■ **What you have to do**:
Tell how many lines have the string "drawn" in them, and write nothing besides the number.

■ **Material provided**:

◆ ◆ ◆ ◆

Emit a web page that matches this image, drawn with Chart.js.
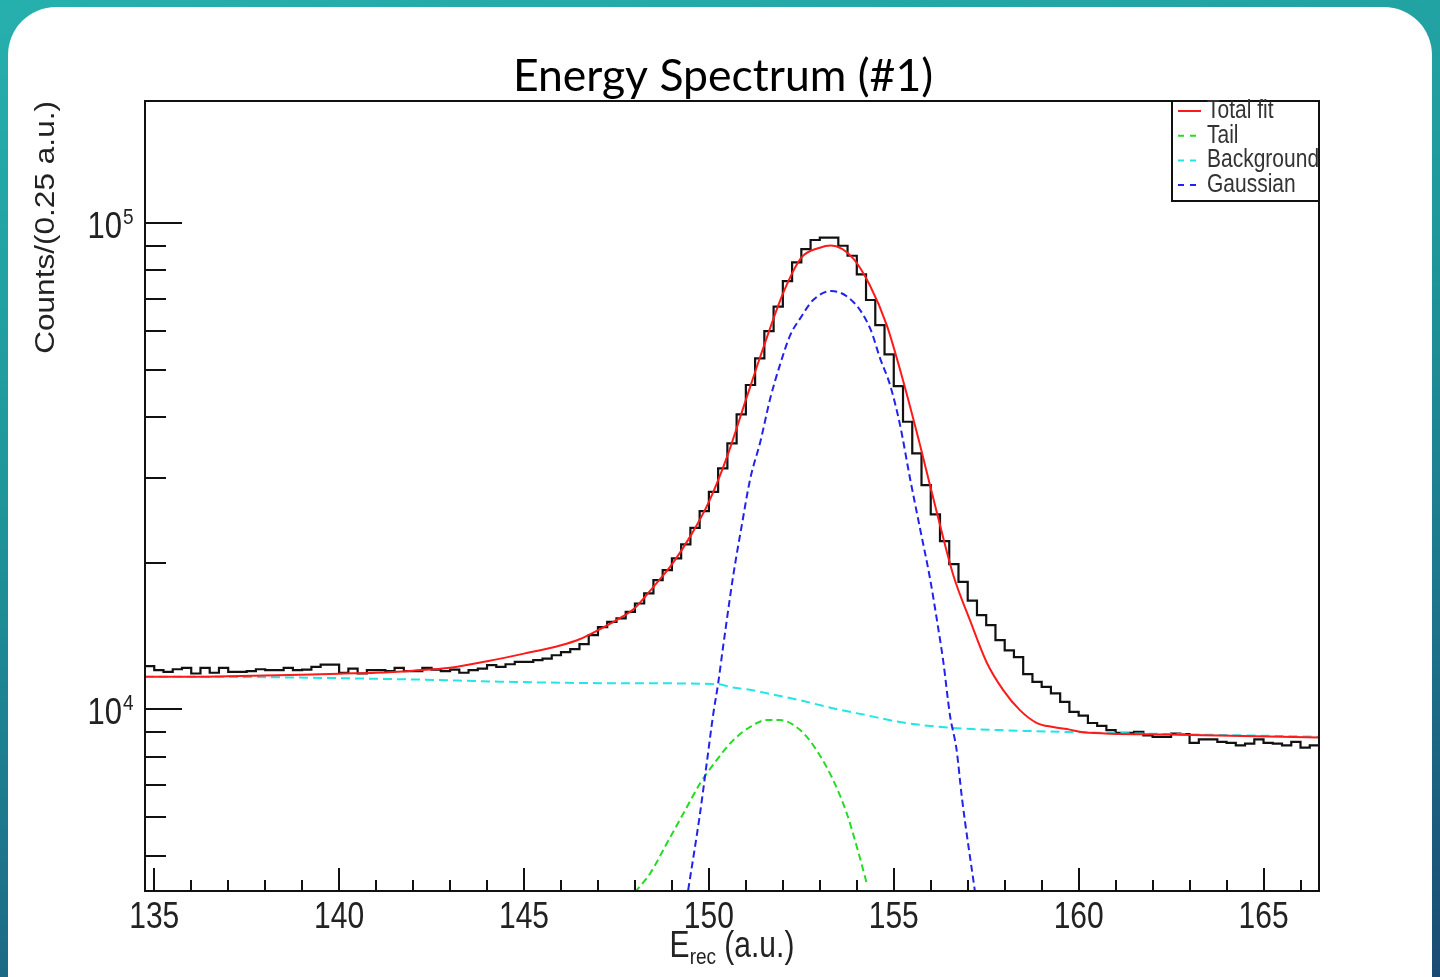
<!DOCTYPE html>
<html>
<head>
<meta charset="utf-8">
<title>Energy Spectrum (#1)</title>
<script src="https://cdn.jsdelivr.net/npm/chart.js@4.4.1/dist/chart.umd.min.js"></script>
<style>
  html, body { margin: 0; padding: 0; }
  body {
    width: 1440px; height: 977px; overflow: hidden; position: relative;
    background: linear-gradient(170deg, #26b0ad 0%, #1e979a 40%, #1c6f88 75%, #1a4a73 100%);
  }
  #panel {
    position: absolute; left: 8px; top: 7px; width: 1424px; height: 1030px;
    background: #fff; border-radius: 48px;
  }
  #chart { position: absolute; left: 0; top: 0; }
</style>
</head>
<body>
<div id="panel"></div>
<canvas id="chart" width="1440" height="977"></canvas>
<script>
// histogram: 127 bins of 0.25 a.u. starting at 134.75
const binStart = 134.75;
const binWidth = 0.25;
const counts = [
  12280, 12050, 11950, 12100, 12180, 11860, 12180, 11900, 12180, 11950,
  11950, 11990, 12100, 12050, 12050, 12180, 12050, 12080, 12240, 12370,
  12370, 11900, 12140, 11860, 12050, 12050, 11990, 12180, 11990, 11990,
  12180, 12080, 11990, 12080, 11900, 12050, 12140, 12340, 12240, 12390,
  12530, 12530, 12630, 12730, 12930, 13120, 13310, 13630, 14220, 14770,
  15150, 15390, 15880, 16520, 17330, 18450, 19350, 20450, 21850, 23640,
  25590, 28040, 31330, 35270, 40460, 46500, 52770, 60030, 67380, 76070,
  83140, 88540, 92410, 93420, 93420, 89930, 85770, 78560, 69550, 61760,
  53770, 46270, 39070, 33630, 28940, 25190, 22200, 19910, 18310, 16750,
  15630, 14910, 13890, 13230, 12810, 11820, 11400, 11130, 10790, 10370,
  9890, 9710, 9380, 9250, 9070, 8950, 8950, 8990, 8850, 8780,
  8780, 8920, 8900, 8540, 8680, 8680, 8580, 8540, 8440, 8510,
  8680, 8540, 8510, 8440, 8580, 8350, 8440
];

// fit curves (energy, value)
const fitE = [134.75, 136, 137, 138, 139, 140, 141, 142, 143, 144, 145, 146, 146.5, 147, 147.5, 148, 148.5, 149, 149.5, 150,
  150.5, 151, 151.5, 152, 152.5, 153, 153.3, 153.9, 154.35, 154.81, 155.26, 155.71, 156.16, 156.61, 157.06, 157.51,
  157.96, 158.41, 158.86, 159.31, 159.76, 160.12, 162.38, 166.5];
const fitVal = [11680, 11680, 11710, 11740, 11790, 11850, 11900, 12020, 12190, 12570, 13030, 13560, 13950, 14560, 15270, 16180, 17880, 19880, 22730, 26740,
  33250, 43350, 56260, 71630, 85000, 89100, 90000, 84720, 74650, 61760, 47220, 34990, 25510, 18890, 15270, 12510,
  10960, 9970, 9390, 9200, 9090, 8980, 8880, 8760];

const tailE = [148.0, 148.41, 148.86, 149.31, 149.76, 150.21, 150.66, 151.12, 151.56, 151.92, 152.47, 152.91, 153.36, 153.73, 154.0, 154.27];
const tailVal = [4210, 4600, 5300, 6110, 7040, 7870, 8650, 9210, 9510, 9510, 9070, 8250, 7160, 6110, 5220, 4390];

const bgE = [134.75, 136.24, 138.94, 142.19, 144.35, 147.05, 150.22, 150.65, 151.11, 151.57, 152.46, 153.35, 154.27, 155.17, 156.52, 157.87, 160.57, 163.28, 166.5];
const bgVal = [11680, 11680, 11630, 11520, 11410, 11330, 11280, 11100, 10980, 10800, 10450, 10060, 9730, 9420, 9170, 9070, 8960, 8880, 8790];

const gausE = [149.44, 149.76, 149.94, 150.12, 150.25, 150.39, 150.66, 150.89, 151.12, 151.39, 151.66, 151.92, 152.2, 152.47, 152.82,
  153.31, 153.9, 154.36, 154.63, 154.9, 155.17, 155.44, 155.71, 155.98, 156.16, 156.34, 156.52, 156.7, 156.84, 157.19];
const gausVal = [4250, 6110, 7740, 9810, 11310, 13560, 18890, 23940, 29870, 35520, 43650, 51100, 58900, 63760, 69550,
  72550, 68990, 60810, 52770, 46500, 38460, 29870, 23570, 18600, 15390, 12530, 9730, 8250, 6610, 4250];

// axes
const xMin = 134.75, xMax = 166.5;
const yMin = 4233, yMax = 178500;
const xMajorTicks = [135, 140, 145, 150, 155, 160, 165];
const xMinorTicks = [136, 137, 138, 139, 141, 142, 143, 144, 146, 147, 148, 149, 151, 152, 153, 154, 156, 157, 158, 159, 161, 162, 163, 164, 166];
const yMajorTicks = [10000, 100000];
const yMajorExp = ['4', '5'];
const yMinorTicks = [5000, 6000, 7000, 8000, 9000, 20000, 30000, 40000, 50000, 60000, 70000, 80000, 90000];

const chartTitle = 'Energy Spectrum (#1)';
const yTitle = 'Counts/(0.25 a.u.)';

function pairs(xs, ys) {
  return xs.map((v, i) => ({ x: v, y: ys[i] }));
}

const histData = counts.map((c, i) => ({ x: binStart + i * binWidth, y: c }));
histData.push({ x: binStart + counts.length * binWidth, y: counts[counts.length - 1] });

const FONT = '"Liberation Sans", Arial, Helvetica, sans-serif';
const STRETCH = 1.2;

function stretchedText(ctx, text, x, y, sx, sy) {
  ctx.save();
  ctx.translate(x, y);
  ctx.scale(sx, sy);
  ctx.fillText(text, 0, 0);
  ctx.restore();
}

const rootStyle = {
  id: 'rootStyle',
  afterDatasetsDraw(chart) {
    const { ctx, chartArea: a, scales: { x, y } } = chart;
    ctx.save();

    // frame
    ctx.strokeStyle = '#111';
    ctx.lineWidth = 2;
    ctx.strokeRect(a.left, a.top, a.right - a.left, a.bottom - a.top);

    // ticks, drawn inwards like ROOT
    ctx.beginPath();
    xMajorTicks.forEach(v => {
      const px = Math.round(x.getPixelForValue(v));
      ctx.moveTo(px, a.bottom); ctx.lineTo(px, a.bottom - 23);
    });
    xMinorTicks.forEach(v => {
      const px = Math.round(x.getPixelForValue(v));
      ctx.moveTo(px, a.bottom); ctx.lineTo(px, a.bottom - 11);
    });
    yMajorTicks.forEach(v => {
      const py = Math.round(y.getPixelForValue(v));
      ctx.moveTo(a.left, py); ctx.lineTo(a.left + 37, py);
    });
    yMinorTicks.forEach(v => {
      const py = Math.round(y.getPixelForValue(v));
      ctx.moveTo(a.left, py); ctx.lineTo(a.left + 21, py);
    });
    ctx.stroke();

    // x tick labels
    ctx.fillStyle = '#222';
    ctx.textAlign = 'center';
    ctx.textBaseline = 'alphabetic';
    ctx.font = '30px ' + FONT;
    xMajorTicks.forEach(v => {
      stretchedText(ctx, String(v), x.getPixelForValue(v), a.bottom + 37, 1, STRETCH);
    });

    // y tick labels 10^n
    yMajorTicks.forEach((v, i) => {
      const py = y.getPixelForValue(v);
      ctx.textAlign = 'right';
      ctx.font = '31px ' + FONT;
      stretchedText(ctx, '10', a.left - 23, py + 15, 1, STRETCH);
      ctx.textAlign = 'left';
      ctx.font = '19px ' + FONT;
      stretchedText(ctx, yMajorExp[i], a.left - 22, py + 1, 1, STRETCH);
    });

    // x axis title E_rec (a.u.)
    const cx = (a.left + a.right) / 2;
    const base = a.bottom + 66;
    ctx.font = '30px ' + FONT;
    const wE = ctx.measureText('E').width;
    const wRest = ctx.measureText(' (a.u.)').width;
    ctx.font = '19px ' + FONT;
    const wSub = ctx.measureText('rec').width;
    let tx = cx - (wE + wSub + wRest) / 2;
    ctx.textAlign = 'left';
    ctx.font = '30px ' + FONT;
    stretchedText(ctx, 'E', tx, base, 1, STRETCH);
    tx += wE;
    ctx.font = '19px ' + FONT;
    stretchedText(ctx, 'rec', tx, base + 7, 1, STRETCH);
    tx += wSub;
    ctx.font = '30px ' + FONT;
    stretchedText(ctx, ' (a.u.)', tx, base, 1, STRETCH);

    // y axis title, aligned to the top of the frame
    ctx.save();
    ctx.translate(54, a.top);
    ctx.rotate(-Math.PI / 2);
    ctx.scale(1.17, 1);
    ctx.font = '27px ' + FONT;
    ctx.textAlign = 'right';
    ctx.textBaseline = 'alphabetic';
    ctx.fillText(yTitle, 0, 0);
    ctx.restore();

    // legend box in the top right corner
    const lx = a.right - 147, ly = a.top, lw = 147, lh = 100;
    ctx.fillStyle = '#fff';
    ctx.fillRect(lx, ly, lw, lh);
    ctx.lineWidth = 2;
    ctx.strokeStyle = '#111';
    ctx.strokeRect(lx, ly, lw, lh);
    const entries = chart.data.datasets.filter(d => d.inLegend);
    entries.forEach((d, i) => {
      const ry = ly + 10 + i * 24.7;
      ctx.save();
      ctx.strokeStyle = d.borderColor;
      ctx.lineWidth = 2;
      ctx.setLineDash(d.borderDash && d.borderDash.length ? [6, 6] : []);
      ctx.beginPath();
      ctx.moveTo(lx + 6, ry); ctx.lineTo(lx + 29, ry);
      ctx.stroke();
      ctx.restore();
      ctx.fillStyle = '#333';
      ctx.font = '21px ' + FONT;
      ctx.textAlign = 'left';
      ctx.textBaseline = 'middle';
      stretchedText(ctx, d.label, lx + 35, ry, 1, STRETCH);
    });

    // title
    ctx.fillStyle = '#000';
    ctx.font = '44.5px Lato, "Open Sans", sans-serif';
    ctx.textAlign = 'center';
    ctx.textBaseline = 'alphabetic';
    ctx.fillText(chartTitle, 723, 91);

    ctx.restore();
  }
};

const ctx = document.getElementById('chart').getContext('2d');
const chart = new Chart(ctx, {
  type: 'line',
  data: {
    datasets: [{
      label: 'Data',
      data: histData,
      borderColor: '#111',
      borderWidth: 2.2,
      stepped: 'before',
      pointRadius: 0,
      fill: false,
      clip: 0,
      order: 5
    }, {
      label: 'Total fit',
      inLegend: true,
      data: pairs(fitE, fitVal),
      borderColor: '#ff1a1a',
      borderWidth: 2,
      cubicInterpolationMode: 'monotone',
      pointRadius: 0,
      fill: false,
      clip: 0,
      order: 1
    }, {
      label: 'Tail',
      inLegend: true,
      data: pairs(tailE, tailVal),
      borderColor: '#22dd22',
      borderWidth: 2,
      borderDash: [7, 4],
      cubicInterpolationMode: 'monotone',
      pointRadius: 0,
      fill: false,
      clip: 0,
      order: 3
    }, {
      label: 'Background',
      inLegend: true,
      data: pairs(bgE, bgVal),
      borderColor: '#22e6e6',
      borderWidth: 2,
      borderDash: [9, 5],
      cubicInterpolationMode: 'monotone',
      pointRadius: 0,
      fill: false,
      clip: 0,
      order: 4
    }, {
      label: 'Gaussian',
      inLegend: true,
      data: pairs(gausE, gausVal),
      borderColor: '#2222ee',
      borderWidth: 2,
      borderDash: [7, 4],
      cubicInterpolationMode: 'monotone',
      pointRadius: 0,
      fill: false,
      clip: 0,
      order: 2
    }]
  },
  options: {
    responsive: false,
    animation: false,
    devicePixelRatio: 1,
    layout: { padding: { left: 145, top: 101, right: 121, bottom: 86 } },
    plugins: {
      legend: { display: false },
      tooltip: { enabled: false },
      title: { display: false }
    },
    scales: {
      x: { type: 'linear', min: xMin, max: xMax, display: false },
      y: { type: 'logarithmic', min: yMin, max: yMax, display: false }
    }
  },
  plugins: [rootStyle]
});
</script>
</body>
</html>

◆ ◆ ◆ ◆

■ **Solution below**:
2